Tal has used Jewish titles in some earlier works, for example the 'Succoth cantata' (1955) and 'The Death of Moses (1967). The First Symphony has, I believe, an old Jewish Lament as its centrepiece. By the time he had reached the later works the Jewish element or experience appears to have disappeared. Or has it? I think that it has been internalised. No longer is it necessary to wear it on the sleeve; it is submerged but it is there.

Take the opening wall of sound which greets you at the start of the Fourth Symphony; surely a cry to Heaven via the human emotion of fear. This 'cry' takes up a large portion of the symphony and its complex polyphony takes some concentration. Only slowly does this nightmare fade. Of the three works this is the one I will return to least despite some wonderful moments and a memorable ending.

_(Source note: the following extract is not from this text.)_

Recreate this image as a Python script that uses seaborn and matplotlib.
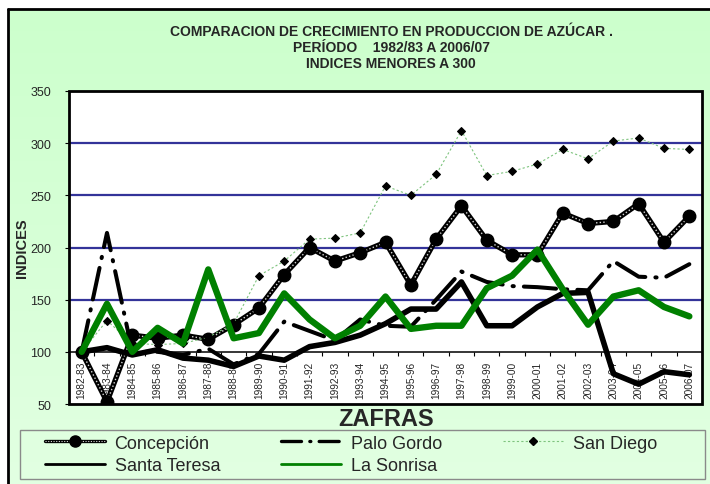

The Fifth Symphony is likewise tense, beginning just with a timpani roll and tremolandi almost as if it does not want to be noticed. Once in motion it cranks up into a frantic peal of sound. About two-thirds of the way through, just as you thought that there would be no end to this tumult, an immensely quiet section appears. This is called up by that most pastoral of instruments, the oboe, before being buried in another thunderstorm of sound.

The Sixth Symphony I like and admire greatly for its content, unique form and emotional impact. It could almost be described as a 'Concerto for Orchestra'; not only is each orchestral family featured but there is also a role for individual instruments within that family. This even extends to the chromatic timpani and marimba. The work begins with mooning horns soon joined by the trumpets. After a few minutes the woodwind add a polyphonic colour and after a while a solo cello descants around them. Soon the full string section enters with a passionate threnody. You are well on in the work before a wide variety of percussion enters. They have their own vast cadenza leading to the re-entry of the horns and the whole process is gone through again with modifications one of which is a curtailing and tightening of the material. The work ends as it began with the horns. This is a piece unique in form yet truly symphonic.

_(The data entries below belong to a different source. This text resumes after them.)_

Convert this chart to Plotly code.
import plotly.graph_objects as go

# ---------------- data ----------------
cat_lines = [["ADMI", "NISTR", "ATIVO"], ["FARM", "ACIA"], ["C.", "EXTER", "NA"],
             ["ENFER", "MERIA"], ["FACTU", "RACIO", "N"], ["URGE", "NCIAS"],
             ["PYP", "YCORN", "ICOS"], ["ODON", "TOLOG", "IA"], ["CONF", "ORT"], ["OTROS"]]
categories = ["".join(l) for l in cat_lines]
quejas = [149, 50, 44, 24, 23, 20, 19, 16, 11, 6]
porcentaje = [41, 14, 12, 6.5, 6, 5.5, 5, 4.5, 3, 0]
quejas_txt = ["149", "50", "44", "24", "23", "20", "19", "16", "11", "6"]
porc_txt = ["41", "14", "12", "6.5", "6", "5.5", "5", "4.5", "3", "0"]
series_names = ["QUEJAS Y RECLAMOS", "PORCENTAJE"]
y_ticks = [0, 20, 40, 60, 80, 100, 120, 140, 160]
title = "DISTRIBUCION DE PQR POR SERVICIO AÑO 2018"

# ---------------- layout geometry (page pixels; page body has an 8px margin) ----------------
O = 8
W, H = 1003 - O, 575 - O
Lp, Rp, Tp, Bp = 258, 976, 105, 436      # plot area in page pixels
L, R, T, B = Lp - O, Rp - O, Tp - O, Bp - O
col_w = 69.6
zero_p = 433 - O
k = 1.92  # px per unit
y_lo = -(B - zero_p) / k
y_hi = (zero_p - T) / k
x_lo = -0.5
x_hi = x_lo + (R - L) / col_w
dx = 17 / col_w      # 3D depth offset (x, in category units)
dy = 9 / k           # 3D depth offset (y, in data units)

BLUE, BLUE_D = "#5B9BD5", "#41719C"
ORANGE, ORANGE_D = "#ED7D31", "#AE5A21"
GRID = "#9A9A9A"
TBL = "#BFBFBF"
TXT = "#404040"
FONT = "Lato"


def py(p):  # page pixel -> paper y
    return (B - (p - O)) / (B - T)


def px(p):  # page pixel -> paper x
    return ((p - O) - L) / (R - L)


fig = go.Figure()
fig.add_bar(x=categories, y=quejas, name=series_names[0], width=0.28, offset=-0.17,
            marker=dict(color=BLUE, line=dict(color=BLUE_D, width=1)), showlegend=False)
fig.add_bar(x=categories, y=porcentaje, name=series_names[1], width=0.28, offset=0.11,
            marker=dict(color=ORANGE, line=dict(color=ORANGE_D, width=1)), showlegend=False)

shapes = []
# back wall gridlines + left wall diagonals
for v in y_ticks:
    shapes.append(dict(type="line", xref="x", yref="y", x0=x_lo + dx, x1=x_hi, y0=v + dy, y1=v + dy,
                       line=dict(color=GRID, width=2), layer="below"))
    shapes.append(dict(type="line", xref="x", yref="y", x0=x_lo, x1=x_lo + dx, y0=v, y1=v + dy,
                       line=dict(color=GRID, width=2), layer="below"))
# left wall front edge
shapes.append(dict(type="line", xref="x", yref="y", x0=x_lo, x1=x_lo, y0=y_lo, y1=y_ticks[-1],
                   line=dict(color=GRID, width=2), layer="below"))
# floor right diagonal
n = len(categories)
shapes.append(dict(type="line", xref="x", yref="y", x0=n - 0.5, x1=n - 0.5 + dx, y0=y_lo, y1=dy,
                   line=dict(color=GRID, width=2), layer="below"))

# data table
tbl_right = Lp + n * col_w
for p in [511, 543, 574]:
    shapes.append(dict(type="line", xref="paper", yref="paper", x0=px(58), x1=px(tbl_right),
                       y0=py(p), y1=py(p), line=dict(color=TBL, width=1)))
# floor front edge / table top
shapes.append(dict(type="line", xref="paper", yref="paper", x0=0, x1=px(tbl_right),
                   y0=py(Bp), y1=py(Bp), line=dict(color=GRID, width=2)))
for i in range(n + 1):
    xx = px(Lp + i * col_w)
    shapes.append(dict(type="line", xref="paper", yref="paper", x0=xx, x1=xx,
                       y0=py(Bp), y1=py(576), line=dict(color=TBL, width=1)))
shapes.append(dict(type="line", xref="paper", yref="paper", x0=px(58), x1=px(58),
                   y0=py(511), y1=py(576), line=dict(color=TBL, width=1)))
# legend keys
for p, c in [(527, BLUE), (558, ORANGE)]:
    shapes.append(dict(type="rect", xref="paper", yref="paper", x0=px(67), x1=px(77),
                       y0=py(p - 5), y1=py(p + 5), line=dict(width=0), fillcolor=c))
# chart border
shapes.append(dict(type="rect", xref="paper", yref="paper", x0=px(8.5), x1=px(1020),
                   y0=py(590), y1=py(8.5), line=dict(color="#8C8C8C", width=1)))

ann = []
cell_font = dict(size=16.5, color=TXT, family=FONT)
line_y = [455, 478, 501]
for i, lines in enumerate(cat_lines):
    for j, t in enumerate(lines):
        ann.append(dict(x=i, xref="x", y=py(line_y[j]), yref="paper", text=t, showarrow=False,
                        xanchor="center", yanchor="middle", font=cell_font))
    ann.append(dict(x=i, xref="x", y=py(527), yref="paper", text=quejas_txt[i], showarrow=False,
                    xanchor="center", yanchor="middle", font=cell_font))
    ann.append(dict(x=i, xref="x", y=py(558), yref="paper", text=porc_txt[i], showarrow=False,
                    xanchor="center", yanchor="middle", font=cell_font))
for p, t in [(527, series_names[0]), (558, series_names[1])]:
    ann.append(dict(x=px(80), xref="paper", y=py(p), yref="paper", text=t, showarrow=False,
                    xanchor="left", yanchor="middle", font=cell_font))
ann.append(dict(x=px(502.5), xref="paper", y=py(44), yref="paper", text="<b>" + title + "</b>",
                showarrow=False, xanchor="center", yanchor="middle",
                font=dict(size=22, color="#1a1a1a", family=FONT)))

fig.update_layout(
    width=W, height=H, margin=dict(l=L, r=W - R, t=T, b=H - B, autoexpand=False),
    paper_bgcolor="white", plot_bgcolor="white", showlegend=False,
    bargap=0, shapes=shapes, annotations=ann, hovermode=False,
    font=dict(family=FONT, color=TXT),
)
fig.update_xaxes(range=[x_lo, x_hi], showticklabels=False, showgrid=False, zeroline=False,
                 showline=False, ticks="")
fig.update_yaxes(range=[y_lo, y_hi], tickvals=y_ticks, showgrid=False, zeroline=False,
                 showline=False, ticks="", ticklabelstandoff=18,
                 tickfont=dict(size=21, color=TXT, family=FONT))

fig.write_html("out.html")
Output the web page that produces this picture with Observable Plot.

Any listener will find these works challenging. Many will find them all too easy to dismiss as 'uncommunicative' or 'of their time'. I have to say that they are worthy of the effort. There is music between and beyond the notes, as it were, yet I feel that despite the many thousands of them none are wasted.

The photograph of the composer in the booklet sees a crouched and bowed old man listening deeply to Israel Yinon and the producer Burkhard Schmilgun in discussion. It is their inspiration and determination that have allowed us a chance to at least attempt to grasp something of these symphonies. Tal may be bowed but he has not been beaten by the circumstances of the world he has lived through. The music speaks of tragedy and passion. It is challenging and difficult but not as difficult as the life the composer himself may have experienced.